Palopo – Menjelang Konferensi Kota Liga Mahasiswa Nasional untuk Demokrasi (LMND) Palopo, tensi politik internal perlahan memanas. Deretan nama bakal calon ketua mulai beredar, diiringi geliat propaganda yang menggeliat di setiap lini diskusi kader. Namun, di tengah hingar-bingar dinamika itu, muncul satu suara yang mencoba menjaga arah, suara dari Adrianto, kader LMND Komisariat Universitas Andi Djemma, yang menyerukan makna lebih mendalam dari sekadar pergantian kepemimpinan.

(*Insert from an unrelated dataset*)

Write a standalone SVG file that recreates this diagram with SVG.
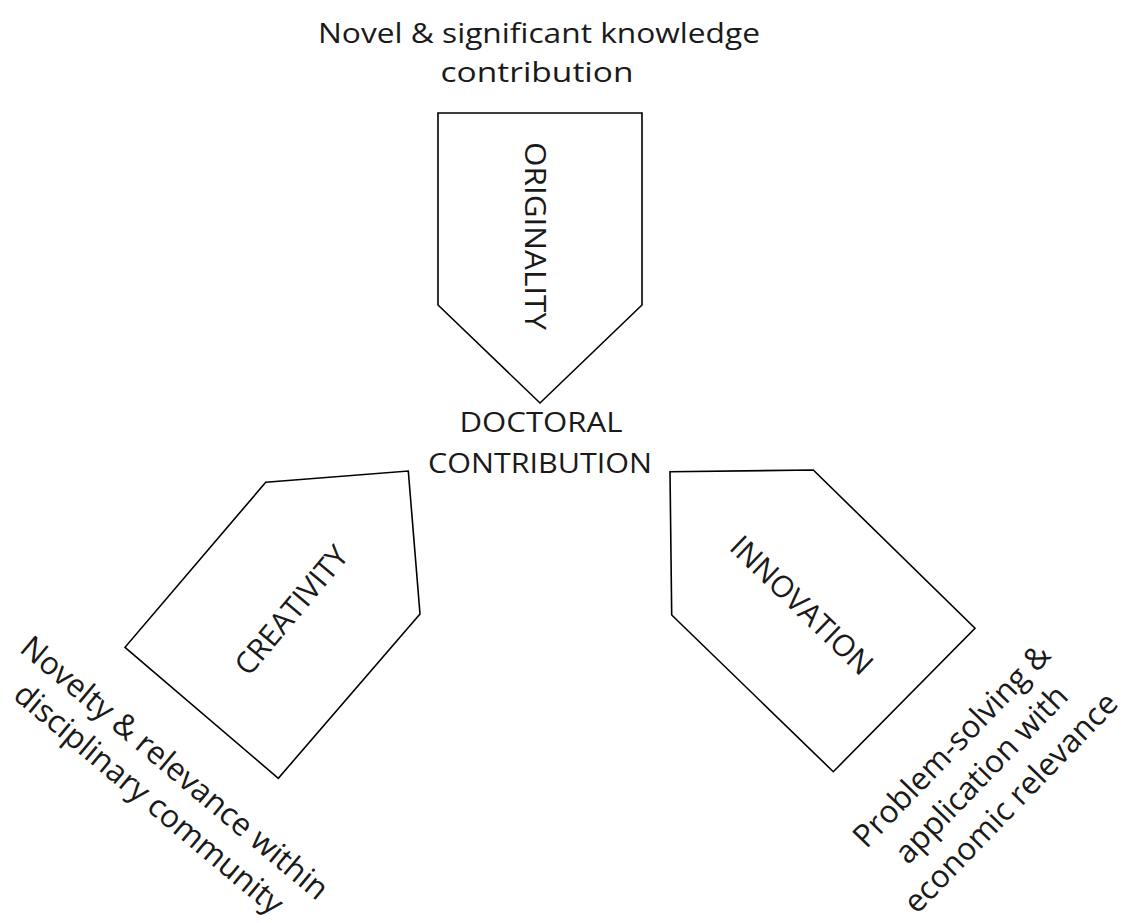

“Konferensi bukan panggung adu strategi individu, bukan pula arena pencitraan untuk memenangkan dukungan mayoritas semu. Ini adalah titik kritis sebagai momen menyusun ulang barisan, menguatkan basis ideologi, dan memperluas cakrawala politik kader,” tegas Adrianto.
Ia menyoroti kecenderungan konferensi yang kerap direduksi menjadi ritual periodik tanpa arah politik yang tajam. Padahal, dalam pandangannya, konferensi harus menjadi momen reflektif sekaligus ofensif untuk memastikan LMND tetap menjadi kekuatan pelopor yang berpijak pada realitas rakyat.
“Jika kita hanya sibuk berebut posisi, lantas siapa yang membahas nasib masyarakat miskin, buruh kontrak, petani tergusur, dan rakyat yang digilas skema pembangunan neoliberal?” tanya Adrianto, menggugah kesadaran kolektif.
Lebih lanjut, ia menekankan pentingnya konferensi sebagai medium konsolidasi jangka panjang: tempat di mana generasi baru tidak hanya dicetak sebagai ‘pengurus’, tetapi dibentuk sebagai kader ideologis yang sanggup memikul beban sejarah dan tantangan zaman.
“Negara hari ini sibuk mendesain generasi emas 2045 dengan jargon dan statistik. Kita pun harus menjawab itu dengan menyiapkan generasi emas perjuangan bukan sekadar cerdas, tapi militan, bukan hanya fasih bicara, tapi berpihak secara konkret pada rakyat,” pungkasnya.
Adrianto mengajak seluruh kader LMND Palopo untuk memaknai konferensi secara strategis, sebagai proses menyatukan kekuatan, merumuskan garis perjuangan, dan memperkuat posisi organisasi sebagai alat perjuangan rakyat.
“Konferensi bukan akhir, tapi permulaan. Jika gagal dimaknai, maka kita bukan hanya kehilangan arah tapi juga kehilangan relevansi,” tutupnya.